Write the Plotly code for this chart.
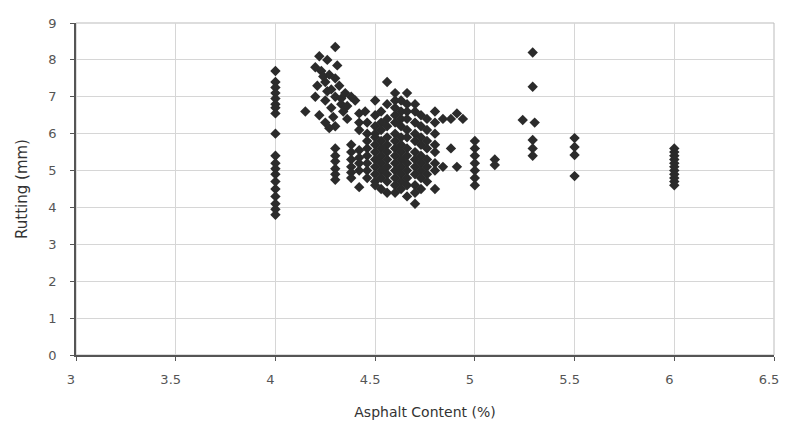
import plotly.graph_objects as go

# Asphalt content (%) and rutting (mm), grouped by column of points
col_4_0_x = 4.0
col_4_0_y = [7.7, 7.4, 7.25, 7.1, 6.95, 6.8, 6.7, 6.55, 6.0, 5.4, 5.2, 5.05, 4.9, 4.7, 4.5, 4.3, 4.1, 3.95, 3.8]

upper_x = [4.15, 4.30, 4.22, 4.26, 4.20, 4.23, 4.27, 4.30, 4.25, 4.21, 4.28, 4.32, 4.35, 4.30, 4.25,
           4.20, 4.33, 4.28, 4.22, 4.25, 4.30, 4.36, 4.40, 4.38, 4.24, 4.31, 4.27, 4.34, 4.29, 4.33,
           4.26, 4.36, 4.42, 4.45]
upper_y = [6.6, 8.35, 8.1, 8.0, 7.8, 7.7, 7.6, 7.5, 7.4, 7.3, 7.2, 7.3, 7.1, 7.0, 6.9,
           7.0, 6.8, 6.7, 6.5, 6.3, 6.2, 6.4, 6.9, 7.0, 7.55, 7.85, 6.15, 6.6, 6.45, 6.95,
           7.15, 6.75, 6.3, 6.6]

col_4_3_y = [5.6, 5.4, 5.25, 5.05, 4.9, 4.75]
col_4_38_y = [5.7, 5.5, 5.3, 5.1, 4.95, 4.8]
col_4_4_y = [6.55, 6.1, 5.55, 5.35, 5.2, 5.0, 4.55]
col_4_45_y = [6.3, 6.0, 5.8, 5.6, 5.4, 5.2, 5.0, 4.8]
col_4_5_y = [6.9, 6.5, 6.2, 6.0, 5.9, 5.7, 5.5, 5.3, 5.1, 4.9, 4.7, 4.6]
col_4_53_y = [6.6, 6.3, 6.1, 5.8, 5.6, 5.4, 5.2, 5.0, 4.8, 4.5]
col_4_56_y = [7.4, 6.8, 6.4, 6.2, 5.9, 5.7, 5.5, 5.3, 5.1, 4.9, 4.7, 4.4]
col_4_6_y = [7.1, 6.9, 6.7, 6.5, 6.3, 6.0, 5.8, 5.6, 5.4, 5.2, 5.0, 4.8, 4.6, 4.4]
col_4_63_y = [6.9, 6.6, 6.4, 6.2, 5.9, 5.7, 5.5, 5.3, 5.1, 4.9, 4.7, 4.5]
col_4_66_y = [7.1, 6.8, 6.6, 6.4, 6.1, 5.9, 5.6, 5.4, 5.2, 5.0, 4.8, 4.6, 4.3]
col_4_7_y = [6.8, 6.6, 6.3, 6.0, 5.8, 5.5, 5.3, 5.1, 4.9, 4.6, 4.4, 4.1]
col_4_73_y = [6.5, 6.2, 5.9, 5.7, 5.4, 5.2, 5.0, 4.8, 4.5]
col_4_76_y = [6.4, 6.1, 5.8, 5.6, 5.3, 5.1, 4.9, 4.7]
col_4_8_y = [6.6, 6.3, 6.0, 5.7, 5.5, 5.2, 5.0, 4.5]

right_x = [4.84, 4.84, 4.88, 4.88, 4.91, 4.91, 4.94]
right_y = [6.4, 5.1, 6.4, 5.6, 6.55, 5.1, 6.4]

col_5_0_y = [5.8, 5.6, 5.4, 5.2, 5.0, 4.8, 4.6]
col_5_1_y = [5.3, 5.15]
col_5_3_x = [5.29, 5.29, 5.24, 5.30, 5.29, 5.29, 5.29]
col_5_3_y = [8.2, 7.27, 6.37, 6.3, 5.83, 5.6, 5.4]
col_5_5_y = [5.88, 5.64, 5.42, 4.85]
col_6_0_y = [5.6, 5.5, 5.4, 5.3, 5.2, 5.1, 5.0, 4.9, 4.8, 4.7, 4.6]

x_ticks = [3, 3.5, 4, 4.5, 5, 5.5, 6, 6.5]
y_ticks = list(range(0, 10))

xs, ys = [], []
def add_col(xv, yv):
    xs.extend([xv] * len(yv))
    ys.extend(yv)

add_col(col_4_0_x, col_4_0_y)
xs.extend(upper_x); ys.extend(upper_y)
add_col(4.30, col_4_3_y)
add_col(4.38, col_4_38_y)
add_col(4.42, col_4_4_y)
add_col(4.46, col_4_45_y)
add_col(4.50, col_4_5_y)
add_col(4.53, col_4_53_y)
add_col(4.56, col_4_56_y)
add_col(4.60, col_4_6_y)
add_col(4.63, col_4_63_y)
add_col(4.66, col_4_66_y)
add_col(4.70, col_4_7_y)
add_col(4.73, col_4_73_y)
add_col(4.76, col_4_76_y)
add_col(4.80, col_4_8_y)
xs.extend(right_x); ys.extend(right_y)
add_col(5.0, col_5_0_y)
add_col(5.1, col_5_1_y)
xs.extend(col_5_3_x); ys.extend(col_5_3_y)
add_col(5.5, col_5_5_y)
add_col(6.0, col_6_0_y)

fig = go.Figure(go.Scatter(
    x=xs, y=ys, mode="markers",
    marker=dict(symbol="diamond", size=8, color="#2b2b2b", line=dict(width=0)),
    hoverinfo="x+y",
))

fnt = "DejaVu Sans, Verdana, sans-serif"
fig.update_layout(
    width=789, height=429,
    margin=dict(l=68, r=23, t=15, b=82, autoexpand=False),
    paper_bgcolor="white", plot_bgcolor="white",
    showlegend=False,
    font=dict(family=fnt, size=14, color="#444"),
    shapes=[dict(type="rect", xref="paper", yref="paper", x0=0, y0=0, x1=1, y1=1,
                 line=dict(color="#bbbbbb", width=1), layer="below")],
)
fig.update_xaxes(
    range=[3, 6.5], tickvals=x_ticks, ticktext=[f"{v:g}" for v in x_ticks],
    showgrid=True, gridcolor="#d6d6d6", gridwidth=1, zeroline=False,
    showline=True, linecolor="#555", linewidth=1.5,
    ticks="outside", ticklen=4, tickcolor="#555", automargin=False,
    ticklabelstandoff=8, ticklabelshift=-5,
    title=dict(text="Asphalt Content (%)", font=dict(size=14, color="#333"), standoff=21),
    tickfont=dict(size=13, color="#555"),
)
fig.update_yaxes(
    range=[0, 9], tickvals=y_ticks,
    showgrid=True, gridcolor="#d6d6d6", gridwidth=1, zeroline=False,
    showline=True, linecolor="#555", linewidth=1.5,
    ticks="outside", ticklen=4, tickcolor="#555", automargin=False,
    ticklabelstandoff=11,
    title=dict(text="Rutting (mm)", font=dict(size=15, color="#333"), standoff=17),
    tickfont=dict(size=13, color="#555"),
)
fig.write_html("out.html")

* GIVEN REQUEST *
Repeat only the lines between the start of the data and the line with "right_y = [6.4, 5.1, 6.4, 5.6, 6.55, 5.1, 6.4]", including those two lines, and skip the pictures.

* EXERCISE ANSWER *
Write the Plotly code for this chart.
import plotly.graph_objects as go

# Asphalt content (%) and rutting (mm), grouped by column of points
col_4_0_x = 4.0
col_4_0_y = [7.7, 7.4, 7.25, 7.1, 6.95, 6.8, 6.7, 6.55, 6.0, 5.4, 5.2, 5.05, 4.9, 4.7, 4.5, 4.3, 4.1, 3.95, 3.8]

upper_x = [4.15, 4.30, 4.22, 4.26, 4.20, 4.23, 4.27, 4.30, 4.25, 4.21, 4.28, 4.32, 4.35, 4.30, 4.25,
           4.20, 4.33, 4.28, 4.22, 4.25, 4.30, 4.36, 4.40, 4.38, 4.24, 4.31, 4.27, 4.34, 4.29, 4.33,
           4.26, 4.36, 4.42, 4.45]
upper_y = [6.6, 8.35, 8.1, 8.0, 7.8, 7.7, 7.6, 7.5, 7.4, 7.3, 7.2, 7.3, 7.1, 7.0, 6.9,
           7.0, 6.8, 6.7, 6.5, 6.3, 6.2, 6.4, 6.9, 7.0, 7.55, 7.85, 6.15, 6.6, 6.45, 6.95,
           7.15, 6.75, 6.3, 6.6]

col_4_3_y = [5.6, 5.4, 5.25, 5.05, 4.9, 4.75]
col_4_38_y = [5.7, 5.5, 5.3, 5.1, 4.95, 4.8]
col_4_4_y = [6.55, 6.1, 5.55, 5.35, 5.2, 5.0, 4.55]
col_4_45_y = [6.3, 6.0, 5.8, 5.6, 5.4, 5.2, 5.0, 4.8]
col_4_5_y = [6.9, 6.5, 6.2, 6.0, 5.9, 5.7, 5.5, 5.3, 5.1, 4.9, 4.7, 4.6]
col_4_53_y = [6.6, 6.3, 6.1, 5.8, 5.6, 5.4, 5.2, 5.0, 4.8, 4.5]
col_4_56_y = [7.4, 6.8, 6.4, 6.2, 5.9, 5.7, 5.5, 5.3, 5.1, 4.9, 4.7, 4.4]
col_4_6_y = [7.1, 6.9, 6.7, 6.5, 6.3, 6.0, 5.8, 5.6, 5.4, 5.2, 5.0, 4.8, 4.6, 4.4]
col_4_63_y = [6.9, 6.6, 6.4, 6.2, 5.9, 5.7, 5.5, 5.3, 5.1, 4.9, 4.7, 4.5]
col_4_66_y = [7.1, 6.8, 6.6, 6.4, 6.1, 5.9, 5.6, 5.4, 5.2, 5.0, 4.8, 4.6, 4.3]
col_4_7_y = [6.8, 6.6, 6.3, 6.0, 5.8, 5.5, 5.3, 5.1, 4.9, 4.6, 4.4, 4.1]
col_4_73_y = [6.5, 6.2, 5.9, 5.7, 5.4, 5.2, 5.0, 4.8, 4.5]
col_4_76_y = [6.4, 6.1, 5.8, 5.6, 5.3, 5.1, 4.9, 4.7]
col_4_8_y = [6.6, 6.3, 6.0, 5.7, 5.5, 5.2, 5.0, 4.5]

right_x = [4.84, 4.84, 4.88, 4.88, 4.91, 4.91, 4.94]
right_y = [6.4, 5.1, 6.4, 5.6, 6.55, 5.1, 6.4]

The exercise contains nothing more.